I find peace in making brief eulogies for tiny lives that have spun out, invisible to us, despite our self-proclaimed omnipotence. I know some may find it morbid, but I find it gives me perspective and focus.
In the end, what good are our things, our affiliations, our degrees… our status? Regardless of who we are and what we stand for, all creatures share the same finality.
That last moment, I won’t be thinking about how right I was, how justified I was in my beliefs—or lack of—or what socioeconomic class I was in. All of that will be rendered invalid in that last breath.

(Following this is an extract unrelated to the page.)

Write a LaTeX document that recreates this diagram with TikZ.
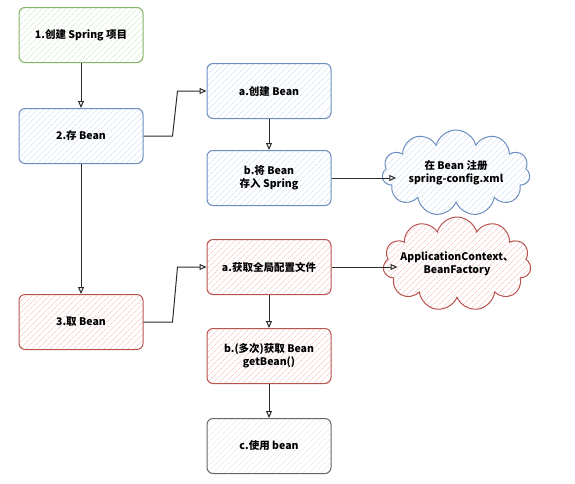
\documentclass[tikz,border=0pt]{standalone}
\usepackage{fontspec}
\setmainfont{Noto Sans CJK SC}
\usepackage{tikz}
\usetikzlibrary{arrows.meta,patterns.meta,shapes.symbols}

\definecolor{grnline}{HTML}{82B366}
\definecolor{grnfill}{HTML}{C9E2C4}
\definecolor{bluline}{HTML}{6C8EBF}
\definecolor{blufill}{HTML}{C4D8F4}
\definecolor{redline}{HTML}{B85450}
\definecolor{redfill}{HTML}{F2B8B5}
\definecolor{gryline}{HTML}{666666}
\definecolor{gryfill}{HTML}{E2E2E2}
\definecolor{arrline}{HTML}{2B2B2B}

\tikzset{
  hatch/.style={pattern={Lines[angle=45,distance=4pt,line width=0.6pt]}, pattern color=#1},
  stepbox/.style={draw, line width=1pt, rounded corners=6, minimum width=124, minimum height=55,
    align=center, font=\fontsize{10.5}{13}\selectfont\bfseries},
  greenbox/.style={stepbox, draw=grnline, hatch=grnfill},
  bluebox/.style={stepbox, draw=bluline, hatch=blufill},
  redbox/.style={stepbox, draw=redline, hatch=redfill},
  greybox/.style={stepbox, draw=gryline, hatch=gryfill},
  note/.style={cloud, cloud puffs=11, cloud ignores aspect, draw, line width=1pt, inner sep=0pt},
  notetext/.style={label={[align=center, font=\fontsize{10.5}{13}\selectfont\bfseries]center:#1}},
  flow/.style={draw=arrline, line width=1pt, -{Triangle[open,length=7pt,width=6pt]}},
}

\begin{document}
\begin{tikzpicture}[x=1pt,y=-1pt]
\useasboundingbox (0,0) rectangle (575,483);
% left column
\node[greenbox] (create) at (81,35) {1.创建 Spring 项目};
\node[bluebox] (store) at (81,136) {2.存 Bean};
\node[redbox] (fetch) at (81,322) {3.取 Bean};
% storing
\node[bluebox] (newbean) at (269,91) {a.创建 Bean};
\node[bluebox] (putbean) at (269,178) {b.将 Bean\\存入 Spring};
\node[note, draw=bluline, hatch=blufill, minimum width=148, minimum height=86,
  notetext={在 Bean 注册\\spring-config.xml}] (xmlcfg) at (456,173) {};
% fetching
\node[redbox] (getctx) at (269,267) {a.获取全局配置文件};
\node[redbox] (getbean) at (269,356) {b.(多次)获取 Bean\\getBean()};
\node[greybox] (usebean) at (269,446) {c.使用 bean};
\node[note, draw=redline, hatch=redfill, minimum width=148, minimum height=94,
  notetext={ApplicationContext、\\BeanFactory}] (ctxcloud) at (457,264) {};

\draw[flow] (create) -- (store);
\draw[flow] (store) -- (fetch);
\draw[flow] (store.east) -- ++(29,0) -- ([xshift=-29]newbean.west) -- (newbean.west);
\draw[flow] (newbean) -- (putbean);
\draw[flow] (putbean.east) -- ([xshift=14]xmlcfg.west |- putbean.east);
\draw[flow] (fetch.east) -- ++(29,0) -- ([xshift=-29]getctx.west) -- (getctx.west);
\draw[flow] (getctx.east) -- ([xshift=14]ctxcloud.west |- getctx.east);
\draw[flow] (getctx) -- (getbean);
\draw[flow] (getbean) -- (usebean);
\end{tikzpicture}
\end{document}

What I will be thinking of is love—the love I gave and the love I received. How I will miss it and how I hope I have left an ample amount behind. I won’t know where I’m going, not with unshakable faith. I’ll only know where I’ve been. I will look back on the path that was my life and hope I see it strewn with goodness.

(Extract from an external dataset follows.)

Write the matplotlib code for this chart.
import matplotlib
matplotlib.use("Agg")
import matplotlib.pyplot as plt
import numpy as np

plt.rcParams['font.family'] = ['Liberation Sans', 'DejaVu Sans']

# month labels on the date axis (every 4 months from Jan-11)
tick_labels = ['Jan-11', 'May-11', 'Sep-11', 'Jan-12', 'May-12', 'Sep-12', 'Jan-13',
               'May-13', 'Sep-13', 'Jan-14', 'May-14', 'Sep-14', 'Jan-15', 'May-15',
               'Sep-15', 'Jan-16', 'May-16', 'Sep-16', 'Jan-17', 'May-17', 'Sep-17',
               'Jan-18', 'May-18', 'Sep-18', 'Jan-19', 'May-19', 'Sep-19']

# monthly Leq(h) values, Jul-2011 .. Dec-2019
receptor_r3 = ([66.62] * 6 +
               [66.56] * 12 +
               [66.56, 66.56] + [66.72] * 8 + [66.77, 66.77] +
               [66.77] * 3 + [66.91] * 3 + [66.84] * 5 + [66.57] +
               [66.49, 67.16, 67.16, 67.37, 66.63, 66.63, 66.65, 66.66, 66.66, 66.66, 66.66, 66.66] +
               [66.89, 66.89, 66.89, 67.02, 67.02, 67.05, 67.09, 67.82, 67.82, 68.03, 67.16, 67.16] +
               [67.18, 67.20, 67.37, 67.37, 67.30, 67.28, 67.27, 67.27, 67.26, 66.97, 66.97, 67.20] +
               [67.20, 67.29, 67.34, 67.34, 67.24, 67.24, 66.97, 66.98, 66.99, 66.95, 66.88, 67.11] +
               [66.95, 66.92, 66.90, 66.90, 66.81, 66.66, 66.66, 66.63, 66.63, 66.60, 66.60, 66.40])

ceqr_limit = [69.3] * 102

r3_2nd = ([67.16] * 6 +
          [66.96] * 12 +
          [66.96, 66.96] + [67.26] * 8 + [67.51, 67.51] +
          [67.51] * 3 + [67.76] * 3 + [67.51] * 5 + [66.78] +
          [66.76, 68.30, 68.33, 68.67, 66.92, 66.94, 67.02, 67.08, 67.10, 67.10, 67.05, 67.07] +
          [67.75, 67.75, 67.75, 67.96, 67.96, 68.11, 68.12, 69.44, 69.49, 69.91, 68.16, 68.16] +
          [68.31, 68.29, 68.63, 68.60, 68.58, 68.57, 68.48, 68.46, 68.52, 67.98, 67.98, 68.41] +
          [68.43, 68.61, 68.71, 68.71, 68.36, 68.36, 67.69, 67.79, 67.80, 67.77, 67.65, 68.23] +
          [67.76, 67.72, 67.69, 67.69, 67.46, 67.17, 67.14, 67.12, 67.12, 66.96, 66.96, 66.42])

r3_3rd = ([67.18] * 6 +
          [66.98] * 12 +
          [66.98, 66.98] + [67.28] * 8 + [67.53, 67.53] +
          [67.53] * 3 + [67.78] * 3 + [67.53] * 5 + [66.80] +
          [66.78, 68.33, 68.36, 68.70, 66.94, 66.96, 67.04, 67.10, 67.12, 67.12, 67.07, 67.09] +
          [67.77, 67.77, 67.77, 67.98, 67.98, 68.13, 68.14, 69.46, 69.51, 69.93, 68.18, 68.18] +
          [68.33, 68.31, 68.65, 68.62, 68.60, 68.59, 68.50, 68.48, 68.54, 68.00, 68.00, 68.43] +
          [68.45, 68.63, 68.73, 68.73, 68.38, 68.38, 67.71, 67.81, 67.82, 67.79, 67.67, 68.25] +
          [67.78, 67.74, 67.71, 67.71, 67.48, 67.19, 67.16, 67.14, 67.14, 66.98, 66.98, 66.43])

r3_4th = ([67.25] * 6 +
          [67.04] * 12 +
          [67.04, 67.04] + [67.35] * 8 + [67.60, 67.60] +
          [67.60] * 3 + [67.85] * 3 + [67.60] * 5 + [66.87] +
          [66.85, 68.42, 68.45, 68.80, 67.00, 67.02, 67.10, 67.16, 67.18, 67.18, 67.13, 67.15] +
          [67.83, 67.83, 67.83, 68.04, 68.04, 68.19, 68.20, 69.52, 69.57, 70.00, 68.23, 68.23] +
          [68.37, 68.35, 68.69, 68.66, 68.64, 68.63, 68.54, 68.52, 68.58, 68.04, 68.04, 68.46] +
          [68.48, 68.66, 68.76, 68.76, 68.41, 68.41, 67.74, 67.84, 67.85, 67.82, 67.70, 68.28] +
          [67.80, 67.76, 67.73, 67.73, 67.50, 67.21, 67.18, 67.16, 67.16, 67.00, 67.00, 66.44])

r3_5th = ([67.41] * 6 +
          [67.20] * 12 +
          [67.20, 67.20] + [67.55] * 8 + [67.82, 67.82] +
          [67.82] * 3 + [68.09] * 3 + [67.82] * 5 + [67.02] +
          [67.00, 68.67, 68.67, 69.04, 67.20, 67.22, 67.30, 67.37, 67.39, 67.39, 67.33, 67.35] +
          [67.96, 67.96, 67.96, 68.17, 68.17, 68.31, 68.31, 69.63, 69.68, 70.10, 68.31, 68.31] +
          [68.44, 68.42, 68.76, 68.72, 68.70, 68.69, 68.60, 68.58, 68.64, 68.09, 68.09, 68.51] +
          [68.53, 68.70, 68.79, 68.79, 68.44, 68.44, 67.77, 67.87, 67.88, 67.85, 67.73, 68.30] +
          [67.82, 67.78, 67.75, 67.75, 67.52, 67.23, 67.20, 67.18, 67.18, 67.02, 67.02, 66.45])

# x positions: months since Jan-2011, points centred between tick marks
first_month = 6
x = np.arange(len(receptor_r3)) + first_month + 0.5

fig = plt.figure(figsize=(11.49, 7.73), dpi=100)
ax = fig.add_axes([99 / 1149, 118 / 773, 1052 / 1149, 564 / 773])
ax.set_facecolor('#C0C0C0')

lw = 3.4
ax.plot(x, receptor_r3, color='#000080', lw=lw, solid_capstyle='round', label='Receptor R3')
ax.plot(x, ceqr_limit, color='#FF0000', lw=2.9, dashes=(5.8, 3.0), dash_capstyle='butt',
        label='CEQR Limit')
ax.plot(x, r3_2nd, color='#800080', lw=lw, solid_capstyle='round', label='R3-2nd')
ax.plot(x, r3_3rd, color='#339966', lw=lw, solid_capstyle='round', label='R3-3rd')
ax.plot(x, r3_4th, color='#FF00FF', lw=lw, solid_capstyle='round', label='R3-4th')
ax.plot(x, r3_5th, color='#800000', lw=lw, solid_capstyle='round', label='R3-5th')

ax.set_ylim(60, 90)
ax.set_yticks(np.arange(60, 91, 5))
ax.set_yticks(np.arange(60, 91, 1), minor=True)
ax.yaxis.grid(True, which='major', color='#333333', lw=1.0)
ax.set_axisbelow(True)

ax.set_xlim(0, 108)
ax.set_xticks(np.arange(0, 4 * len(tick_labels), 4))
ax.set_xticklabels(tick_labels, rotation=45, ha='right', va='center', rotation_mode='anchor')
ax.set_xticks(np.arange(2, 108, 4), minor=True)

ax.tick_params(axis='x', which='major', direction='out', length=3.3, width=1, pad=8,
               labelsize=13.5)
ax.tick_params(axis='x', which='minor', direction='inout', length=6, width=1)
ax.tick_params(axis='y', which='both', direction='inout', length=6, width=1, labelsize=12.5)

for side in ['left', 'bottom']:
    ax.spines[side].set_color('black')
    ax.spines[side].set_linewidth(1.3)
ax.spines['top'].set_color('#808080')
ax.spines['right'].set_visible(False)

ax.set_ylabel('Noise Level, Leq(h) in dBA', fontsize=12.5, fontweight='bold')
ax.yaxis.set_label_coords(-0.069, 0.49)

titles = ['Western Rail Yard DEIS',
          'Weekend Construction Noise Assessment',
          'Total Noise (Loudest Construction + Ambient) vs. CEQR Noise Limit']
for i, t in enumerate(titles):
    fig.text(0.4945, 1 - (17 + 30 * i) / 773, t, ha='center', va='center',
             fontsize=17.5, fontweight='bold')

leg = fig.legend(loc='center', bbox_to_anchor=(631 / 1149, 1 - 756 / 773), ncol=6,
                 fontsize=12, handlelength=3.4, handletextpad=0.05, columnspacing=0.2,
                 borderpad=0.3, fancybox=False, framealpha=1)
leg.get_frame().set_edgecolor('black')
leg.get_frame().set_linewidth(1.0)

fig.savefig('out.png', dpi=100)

Finding these tiny deaths are treasures. They remind me how fragile life is. They refresh my mind so I can try not to take it for granted. Nothing is as lovely as when it’s gone. The reminder of impermanence brings that beauty to me while I can still enjoy it.
This is my way of saying I notice, I honor and I appreciate what I still have. It’s not meant to create sadness. Just a reminder, to myself and anyone else who wants it, that whatever is bothering us today isn’t worth the worry.
Life is a delicate thing. I hope to appreciate every nanosecond. Death reminds me.